College policy allowed, but did not require, the parties to appear at the Committee meeting and make an oral statement to the Committee. Prior to the Committee meeting, both John and Jane submitted written statements. The procedures did not provide for any questioning of witnesses by the Committee or the parties. Jane did not appear at the meeting. Following the meeting, the Committee issued a written decision finding that John violated the College’s sexual misconduct policy.
John appealed the decision under the College’s procedures, but the College denied his appeal. The College suspended John for one year and implemented additional sanctions against him. Following the College’s denial of John’s appeal, John filed a petition for writ of administrative mandate (“writ”) asking a trial court to set aside the College’s sanctions against him. John filed his writ petition under California Code of Civil Procedure Section 1094.5(b), arguing that the trial court should set aside the sanctions because it did not provide him with a “fair trial.” The trial court denied his request, finding that John received a fair hearing. Additionally, the trial court held that John had no right to cross-examine Jane, he had an opportunity to review and respond to the evidence the Committee considered, and he failed to show prejudice from the investigator’s decision not to grant his requests for additional investigative steps. John appealed to a California Court of Appeal.
On appeal, John argued, among other things, he was denied a fair hearing because neither he nor the Committee was able to ask any questions of Jane who did not appear at the Committee meeting, and therefore, the Committee had no basis for evaluating her credibility.
The Court of Appeal agreed that Jane’s failure to appear at the hearing, either in person or via videoconference or other means, deprived John of a fair hearing where John faced potentially serious consequences and the case against him turned on the Committee finding Jane credible.
In its analysis, the Court examined recent court decisions addressing an educational institution’s obligations to provide students due process in disciplinary matters, including two California Cases, Doe v. Regents of University of California and Doe v. University of Southern California. These two cases also addressed fair hearings under Section 1094.5. The Court also analyzed a recent decision by the Sixth Circuit Court of Appeal analyzing whether an accused’s due process rights were violated in a sexual misconduct case. In that case, the Sixth Circuit found that under due process principles, accused students must have the right to cross-examine adverse witnesses in the most serious of cases.
After analyzing these cases, the Court synthesized a “set of core principles” applicable to cases in which the accused student faces a “severe penalty” and the school’s determination turns on the complaining witness’s credibility.

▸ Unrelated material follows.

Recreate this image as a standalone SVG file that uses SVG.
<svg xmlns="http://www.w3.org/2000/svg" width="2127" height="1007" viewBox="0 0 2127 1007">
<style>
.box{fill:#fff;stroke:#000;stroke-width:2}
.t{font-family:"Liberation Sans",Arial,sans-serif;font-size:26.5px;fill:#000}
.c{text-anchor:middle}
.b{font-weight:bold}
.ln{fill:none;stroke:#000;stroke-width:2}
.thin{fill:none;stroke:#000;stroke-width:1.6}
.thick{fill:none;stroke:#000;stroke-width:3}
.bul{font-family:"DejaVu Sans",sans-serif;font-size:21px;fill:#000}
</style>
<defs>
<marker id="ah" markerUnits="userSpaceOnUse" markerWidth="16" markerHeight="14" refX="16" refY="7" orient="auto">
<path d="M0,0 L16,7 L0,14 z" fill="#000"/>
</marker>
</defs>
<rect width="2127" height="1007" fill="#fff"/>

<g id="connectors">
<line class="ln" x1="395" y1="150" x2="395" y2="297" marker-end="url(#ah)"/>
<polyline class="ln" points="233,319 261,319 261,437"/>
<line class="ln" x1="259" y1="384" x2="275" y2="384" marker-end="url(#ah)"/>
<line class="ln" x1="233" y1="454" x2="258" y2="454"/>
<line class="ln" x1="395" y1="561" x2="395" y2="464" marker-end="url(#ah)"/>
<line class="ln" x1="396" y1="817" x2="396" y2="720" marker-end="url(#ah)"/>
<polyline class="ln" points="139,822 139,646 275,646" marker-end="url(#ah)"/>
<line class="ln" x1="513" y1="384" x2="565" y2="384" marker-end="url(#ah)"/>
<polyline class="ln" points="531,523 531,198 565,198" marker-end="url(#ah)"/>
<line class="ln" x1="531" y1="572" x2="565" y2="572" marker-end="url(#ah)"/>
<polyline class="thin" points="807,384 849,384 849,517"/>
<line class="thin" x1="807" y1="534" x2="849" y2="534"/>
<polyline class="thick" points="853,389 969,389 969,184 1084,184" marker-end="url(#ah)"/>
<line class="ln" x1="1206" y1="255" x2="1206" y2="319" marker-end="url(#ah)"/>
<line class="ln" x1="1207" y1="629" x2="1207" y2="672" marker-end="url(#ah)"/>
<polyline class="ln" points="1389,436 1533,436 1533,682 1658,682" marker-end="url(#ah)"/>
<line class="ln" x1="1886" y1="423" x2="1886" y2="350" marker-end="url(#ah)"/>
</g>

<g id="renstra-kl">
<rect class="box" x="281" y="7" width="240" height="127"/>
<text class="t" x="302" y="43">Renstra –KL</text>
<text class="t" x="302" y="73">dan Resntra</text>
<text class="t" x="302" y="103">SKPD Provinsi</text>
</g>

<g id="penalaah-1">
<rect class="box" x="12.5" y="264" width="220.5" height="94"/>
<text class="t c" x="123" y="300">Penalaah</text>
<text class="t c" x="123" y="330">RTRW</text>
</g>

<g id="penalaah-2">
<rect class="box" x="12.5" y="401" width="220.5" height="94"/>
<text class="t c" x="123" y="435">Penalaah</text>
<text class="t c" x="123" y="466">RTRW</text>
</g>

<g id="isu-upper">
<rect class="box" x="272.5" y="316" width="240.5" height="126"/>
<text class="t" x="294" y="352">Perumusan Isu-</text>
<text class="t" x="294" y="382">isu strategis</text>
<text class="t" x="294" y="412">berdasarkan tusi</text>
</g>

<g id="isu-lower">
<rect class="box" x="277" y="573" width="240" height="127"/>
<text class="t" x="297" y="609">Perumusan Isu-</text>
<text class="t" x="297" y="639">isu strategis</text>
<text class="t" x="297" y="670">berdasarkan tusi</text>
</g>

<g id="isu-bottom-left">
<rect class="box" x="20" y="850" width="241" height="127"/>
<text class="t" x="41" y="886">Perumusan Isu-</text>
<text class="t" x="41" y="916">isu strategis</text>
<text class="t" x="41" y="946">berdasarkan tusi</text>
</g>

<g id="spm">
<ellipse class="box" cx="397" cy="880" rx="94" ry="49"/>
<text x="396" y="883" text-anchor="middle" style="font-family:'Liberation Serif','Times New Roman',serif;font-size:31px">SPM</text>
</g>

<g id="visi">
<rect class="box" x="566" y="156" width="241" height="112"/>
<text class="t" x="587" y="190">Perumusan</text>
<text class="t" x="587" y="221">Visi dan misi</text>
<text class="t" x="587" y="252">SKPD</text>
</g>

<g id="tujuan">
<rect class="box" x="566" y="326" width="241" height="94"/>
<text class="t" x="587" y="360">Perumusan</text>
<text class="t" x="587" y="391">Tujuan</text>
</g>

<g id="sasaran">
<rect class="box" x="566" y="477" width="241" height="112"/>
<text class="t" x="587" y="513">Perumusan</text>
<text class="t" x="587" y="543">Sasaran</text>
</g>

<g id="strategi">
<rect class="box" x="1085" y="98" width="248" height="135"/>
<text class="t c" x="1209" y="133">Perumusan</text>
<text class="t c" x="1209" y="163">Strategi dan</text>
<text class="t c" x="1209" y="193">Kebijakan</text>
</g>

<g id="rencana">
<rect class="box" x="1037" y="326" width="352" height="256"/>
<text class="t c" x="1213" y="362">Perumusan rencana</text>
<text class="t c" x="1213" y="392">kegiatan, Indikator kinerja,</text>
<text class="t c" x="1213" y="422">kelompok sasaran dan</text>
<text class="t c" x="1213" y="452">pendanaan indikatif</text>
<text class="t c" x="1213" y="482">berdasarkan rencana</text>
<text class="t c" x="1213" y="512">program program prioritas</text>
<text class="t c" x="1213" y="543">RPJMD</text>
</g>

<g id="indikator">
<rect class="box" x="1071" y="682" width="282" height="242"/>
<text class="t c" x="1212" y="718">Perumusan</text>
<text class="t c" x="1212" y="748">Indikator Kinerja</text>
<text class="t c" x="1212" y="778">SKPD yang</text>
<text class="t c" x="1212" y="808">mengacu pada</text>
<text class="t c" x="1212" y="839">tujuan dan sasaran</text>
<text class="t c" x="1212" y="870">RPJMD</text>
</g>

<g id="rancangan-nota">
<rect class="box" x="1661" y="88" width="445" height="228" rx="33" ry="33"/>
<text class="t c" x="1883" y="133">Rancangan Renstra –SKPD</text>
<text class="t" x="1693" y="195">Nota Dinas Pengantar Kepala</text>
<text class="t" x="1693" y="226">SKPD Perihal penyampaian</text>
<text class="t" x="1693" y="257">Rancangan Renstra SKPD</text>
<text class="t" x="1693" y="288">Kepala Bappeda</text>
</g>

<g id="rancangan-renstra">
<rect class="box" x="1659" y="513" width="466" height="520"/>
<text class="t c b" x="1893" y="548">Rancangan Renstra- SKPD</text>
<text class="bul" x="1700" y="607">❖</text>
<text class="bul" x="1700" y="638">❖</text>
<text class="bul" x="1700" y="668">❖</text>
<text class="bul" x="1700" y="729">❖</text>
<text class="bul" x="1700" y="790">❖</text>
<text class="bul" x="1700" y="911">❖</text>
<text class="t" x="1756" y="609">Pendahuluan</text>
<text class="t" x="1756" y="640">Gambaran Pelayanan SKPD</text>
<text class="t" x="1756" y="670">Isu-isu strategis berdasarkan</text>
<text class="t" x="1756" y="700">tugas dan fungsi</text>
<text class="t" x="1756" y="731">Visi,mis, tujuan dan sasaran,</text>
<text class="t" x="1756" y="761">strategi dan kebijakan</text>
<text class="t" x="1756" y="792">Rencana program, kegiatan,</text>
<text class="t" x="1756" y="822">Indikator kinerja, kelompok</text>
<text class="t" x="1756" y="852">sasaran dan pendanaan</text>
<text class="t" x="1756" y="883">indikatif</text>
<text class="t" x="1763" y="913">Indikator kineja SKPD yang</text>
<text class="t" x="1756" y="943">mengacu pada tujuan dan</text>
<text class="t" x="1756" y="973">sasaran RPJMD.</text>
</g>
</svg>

First, the accused student is entitled to “a process by which the respondent may question, if even indirectly, the complainant.” Second, the complaining witness must be before the finder of fact either physically or through videoconference or similar technology so the finder of fact can assess the complaining witness’s credibility in responding to its own questions or those proposed by the accused student.
Applying these principles to the facts of the present case, the Court found that Jane’s allegations against John were still crucial to the Committee’s determination of misconduct even if the Committee relied on other evidence to “corroborate” those allegations. Although the investigator, who was on the Committee, had the opportunity to evaluate the credibility of both parties, the other Committee members did not. The Court noted that it was important for each member of the committee to assess Jane’s demeanor in responding to questions generated by the Committee or, indirectly, by John.
Ultimately, the Court held that a school’s obligation in a case turning on the complaining witness’s credibility is to “provide a means for the [fact finder] to evaluate an alleged victim’s credibility, not for the accused to physically confront his accuser.” The Court noted that schools can use many methods to meet this obligation, including granting the fact finder discretion to exclude or rephrase questions from the responding witness as appropriate, asking its own questions, physically separating the witnesses, or having a witness appear remotely via appropriate technology. The Court of Appeal reversed the trial court’s decision and instructed the trial court to review John’s request to review the College’s decision.
Schools’ Obligations after Doe v. Claremont McKenna
Currently, many California colleges and universities use an “investigator model” for disciplinary proceedings, in which there is no formal hearing prior to imposition of discipline. The Court of Appeal’s decision in Doe v. Claremont McKenna may therefore require some revisions to school conduct policies that use the investigator model for hearings but do not generally allow for cross-examination of the complainant.
Schools should work with legal counsel to review and potentially update their policies and procedures in accordance with this new decision. In doing so, schools may want to consider not only updating their policies and procedures to include a “hearing” component, but also seeking to define what constitutes a “severe penalty” and provide guidance to fact finders for assessing the credibility of witnesses. When updating such policies and procedures, schools must consider their obligations under Title IX, as well as other federal and state laws governing fair hearings.